NTSB investigators may not have traveled in support of this investigation and used data provided by various sources to prepare this aircraft accident report.

A family member said the pilot had previously mentioned to her that there was a way to make the airplane turn quicker by pulling harder on some of the cables that control the parachute. On the flight prior to the accident she didn't feel comfortable with some of the turns the pilot was making and wanted him to land. While watching the next flight, estimated to be 500 feet above the ground, she observed the aircraft make some tight turns and lose altitude before impacting the ground and erupt into flames.

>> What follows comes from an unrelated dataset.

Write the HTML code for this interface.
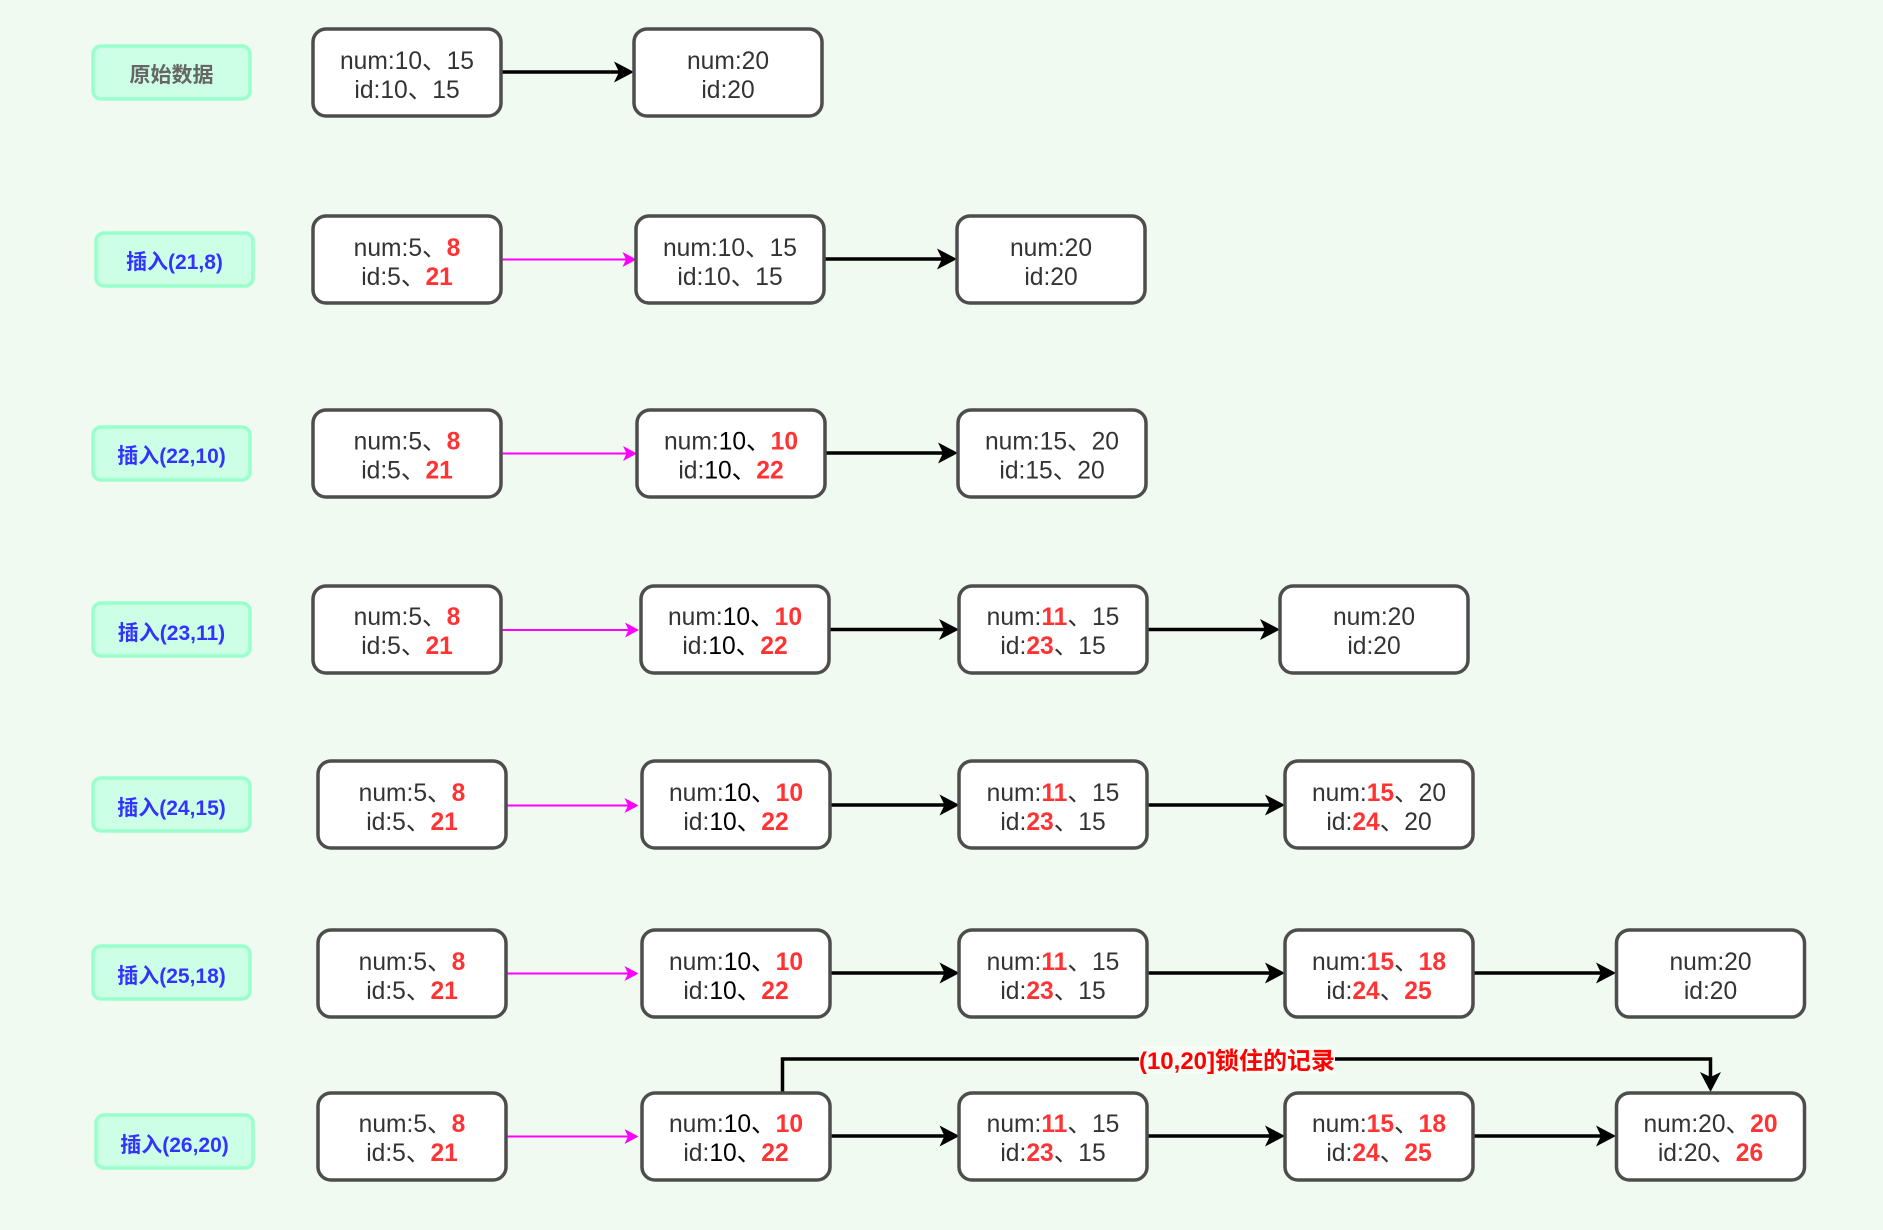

An instructor pilot, who had only given the pilot ground instruction on how to fly the aircraft, had previously advised the pilot that he needed more instruction before he would be able to fly the airplane. The instructor subsequently discovered that the pilot had been flying the plane since he first purchased it. The instructor again advised the pilot that he needed to get additional instruction and the pilot agreed; however, this never happened. Shortly after the accident occurred a family member told the instructor that the pilot had given her a ride and was making sharp turns with the airplane, which she felt was the cause of the accident. The instructor said that pulling in too much steering line can collapse the side of the parachute the line is on. The instructor believed the pilot was unable to re-inflate the parachute before impacting the ground after the steering lines became entangled.

The National Transportation Safety Board determines the probable cause(s) of this accident to be:

The pilot's loss of control as a result of trying a low altitude quick turning maneuver. A factor was the pilot's lack of experience in the aircraft.